Further in the text there is a comparison of two concepts: the dual systems perspective where women’s oppression derives from their situation within an autonomous system of sex division of labour and male supremacy contrasted with the social reproduction perspective rooted in women’s differential location within social reproduction and based on material foundations. The latter rests on the notion that women’s oppression is historical not theoretical where the historical legacy is characterised by patriarchy and male domination is institutionalised. Patriarchy grows from tensions in social and economic relationships. However, moving from dual systems thinking, diverse women’s experiences remain excluded as such relationships are impacted by many lived examples of oppression and struggle. What one learns is that there is no (or not yet) a unitary theory as women’s location vis-a-vie materialism – relations of production and reproduction – are complex and multi-layer.

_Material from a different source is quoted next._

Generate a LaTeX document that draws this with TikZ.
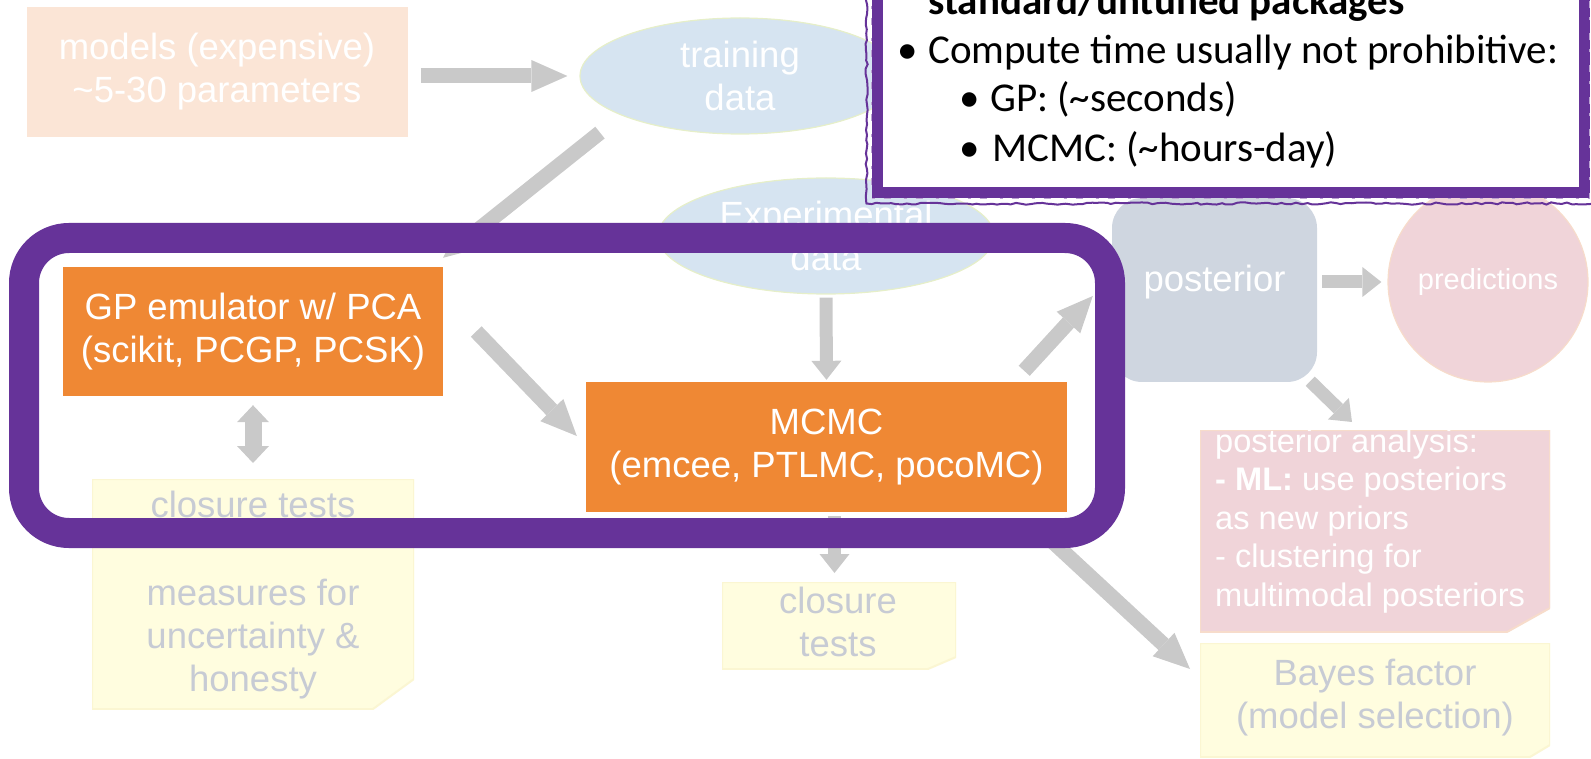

As a black feminist I am compelled to explore the same questions using intersectionality but not for the purpose of a unitary theory, but rather as a politically, historically relevant and gendered approach rooted in praxis, which itself implies multiple systems and experiences. Why would this be an appropriate line of inquiry? Women’s relationships to production and reproduction are shaped by unorganised and informal relationships to the material for example, women in domestic work facing exploitation and sexual oppression where women who are already disenfranchised make-up the majority ‘workforce’ in the sector or the informal economy as a site for migrant and other women with insecure immigration status facing structural inequality prohibiting movement within stratified systems and thus falling outside the organisation of labour. To address such inequality, intersectionality becomes a relevant pursuit.